Reading this tutorial on how to implement an Encoder/Decoder transformer I had some doubts on the training process. Specifically as reported by the original paper the decoder should iteratively use the last iteration output as input of the decoder. However the training step is implemented as
@tf.function(input_signature=train_step_signature)
def train_step(inp, tar):
tar_inp = tar[:, :-1]
tar_real = tar[:, 1:]
with tf.GradientTape() as tape:
predictions, _ = transformer([inp, tar_inp],
training = True)
loss = loss_function(tar_real, predictions)
gradients = tape.gradient(loss, transformer.trainable_variables)

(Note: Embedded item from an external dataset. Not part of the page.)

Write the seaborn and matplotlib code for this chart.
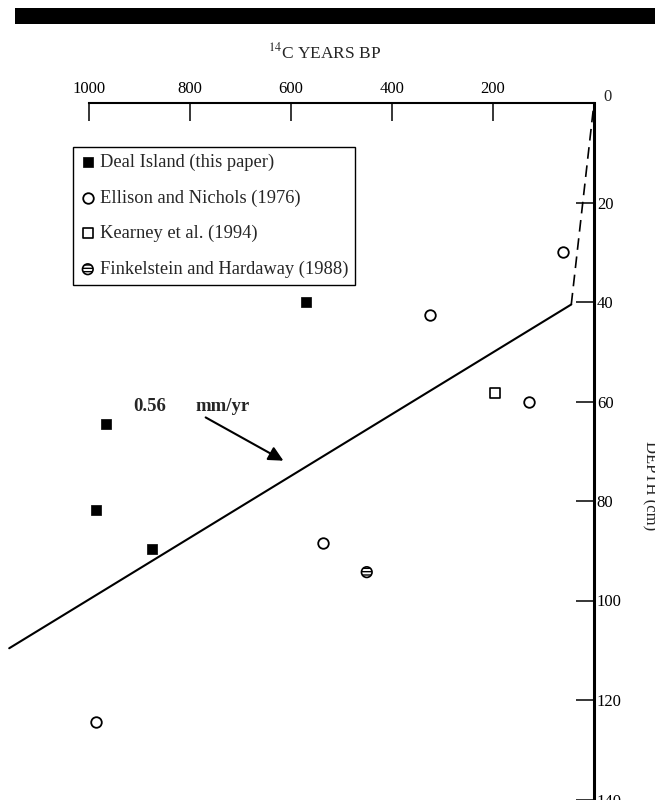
import matplotlib
matplotlib.use("Agg")
import matplotlib.pyplot as plt
from matplotlib.patches import Rectangle
import seaborn as sns
import pandas as pd

# ---- data (14C years BP, depth cm) ----
deal_years = [570, 967, 987, 875]
deal_depth = [40.0, 64.6, 81.8, 89.6]
ellison_years = [987, 537, 325, 128, 62]
ellison_depth = [124.5, 88.4, 42.6, 60.2, 29.9]
kearney_years = [196]
kearney_depth = [58.2]
fink_years = [450]
fink_depth = [94.3]

fit_years = [1158, 45]
fit_depth = [109.6, 40.5]
dash_years = [45, 0]
dash_depth = [40.5, 0]

x_ticks = [1000, 800, 600, 400, 200]
y_ticks = [0, 20, 40, 60, 80, 100, 120, 140]

labels = ["Deal Island (this paper)", "Ellison and Nichols (1976)",
          "Kearney et al. (1994)", "Finkelstein and Hardaway (1988)"]

sns.set_theme(style="white")
plt.rcParams["font.family"] = ["Liberation Serif", "DejaVu Serif"]
plt.rcParams["mathtext.fontset"] = "stix"

W, H = 655, 800
fig = plt.figure(figsize=(W / 100, H / 100), dpi=100)
fig.patch.set_facecolor("white")

# black bar at top
fig.add_artist(Rectangle((15 / W, 1 - 24 / H), (W - 15) / W, 16 / H,
                         transform=fig.transFigure, facecolor="black",
                         edgecolor="none"))

# axes: right spine at x=594px, top spine at y=103px
ax_left, ax_right = 0, 594
ax_top = 103
px_per_cm = 4.975
ymax = 142
ax_h = ymax * px_per_cm
ax = fig.add_axes([ax_left / W, 1 - (ax_top + ax_h) / H,
                   (ax_right - ax_left) / W, ax_h / H])
ax.set_facecolor("none")
ax.set_xlim(594 / 0.505, 0)
ax.set_ylim(ymax, 0)

df_deal = pd.DataFrame({"years": deal_years, "depth": deal_depth})
df_ell = pd.DataFrame({"years": ellison_years, "depth": ellison_depth})
df_kea = pd.DataFrame({"years": kearney_years, "depth": kearney_depth})
df_fin = pd.DataFrame({"years": fink_years, "depth": fink_depth})

sns.lineplot(x=fit_years, y=fit_depth, ax=ax, color="black", lw=1.5,
             sort=False, estimator=None)
ax.plot(dash_years, dash_depth, color="black", lw=1.2, dashes=(7, 4))

sns.scatterplot(data=df_deal, x="years", y="depth", ax=ax, marker="s",
                s=58, color="black", edgecolor="black", linewidth=0.5,
                label=labels[0], zorder=5)
sns.scatterplot(data=df_ell, x="years", y="depth", ax=ax, marker="o",
                s=58, facecolor="white", edgecolor="black", linewidth=1.3,
                label=labels[1], zorder=5)
sns.scatterplot(data=df_kea, x="years", y="depth", ax=ax, marker="s",
                s=52, facecolor="white", edgecolor="black", linewidth=1.2,
                label=labels[2], zorder=5)
sns.scatterplot(data=df_fin, x="years", y="depth", ax=ax, marker="o",
                s=58, facecolor="white", edgecolor="black", linewidth=1.2,
                hatch="-----", label=labels[3], zorder=5)

# annotation
ax.annotate("", xy=(615, 71.9), xytext=(769, 63.2),
            arrowprops=dict(arrowstyle="-|>", color="black", lw=1.5,
                            mutation_scale=22, shrinkA=0, shrinkB=0))
ax.text(879, 61.1, "0.56", fontsize=13.5, fontweight="bold",
        ha="center", va="center")
ax.text(736, 61.1, "mm/yr", fontsize=13.5, fontweight="bold",
        ha="center", va="center")

# spines & ticks
for s in ["left", "bottom"]:
    ax.spines[s].set_visible(False)
ax.spines["right"].set_visible(True)
ax.spines["right"].set_linewidth(2.2)
ax.spines["right"].set_color("black")
ax.spines["top"].set_visible(True)
ax.spines["top"].set_linewidth(1.5)
ax.spines["top"].set_color("black")
ax.spines["top"].set_bounds(0, 1000)

ax.xaxis.tick_top()
ax.yaxis.tick_right()
ax.set_xticks(x_ticks)
ax.set_xticklabels([str(v) for v in x_ticks])
ax.set_yticks(y_ticks)
ax.set_yticklabels([""] + [str(v) for v in y_ticks[1:]])
ax.tick_params(axis="x", direction="in", length=13, width=1.1,
               color="black", labelsize=12, pad=4, labelcolor="black")
ax.tick_params(axis="y", direction="in", length=13, width=1.1,
               color="black", labelsize=12, pad=2, labelcolor="black")
ax.set_xlabel("")
ax.set_ylabel("")
# the "0" label sits just above-right of the corner
fig.text(603 / W, 1 - 97 / H, "0", fontsize=12, ha="left", va="center")

# legend
leg = ax.legend(loc="upper left", bbox_to_anchor=(73 / W, 1 - 147 / H),
                bbox_transform=fig.transFigure, borderaxespad=0,
                frameon=True, fancybox=False, framealpha=1,
                edgecolor="black", fontsize=13.3, labelspacing=1.0,
                handletextpad=0.2, handlelength=0.9, borderpad=0.35,
                markerscale=1.0)
leg.get_frame().set_linewidth(1.0)

# titles
fig.text(325 / W, 1 - 52 / H, r"$^{14}$C YEARS BP", fontsize=12.5,
         ha="center", va="center")
fig.text(650 / W, 1 - 486 / H, "DEPTH (cm)", fontsize=12, rotation=270,
         ha="center", va="center")

fig.savefig("out.png", dpi=100)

optimizer.apply_gradients(zip(gradients, transformer.trainable_variables))
Where tar_inp
is simply a tokenized sentence without the EOS token and tar_real
is the same sentence shifted by one position.
However I would have expected the target input (the decoder input) to be iteratively concatenated by previous prediction (or in teacher-forced by incrementing by one ground truth token at a time).
Why is it not the case?
CodePudding user response:
This particular example actually uses teacher-forcing, but instead of feeding one GT token at a time, it feeds the whole decoder input. However, because the decoder uses only autoregressive (i.e. right-to-left) attention, it can attend only to tokens 0...i-1
when generating the i
'th token. Therefore, such training is equivalent to teacher-forcing one token at a time, but is much faster, because all these tokens are predicted in parallel.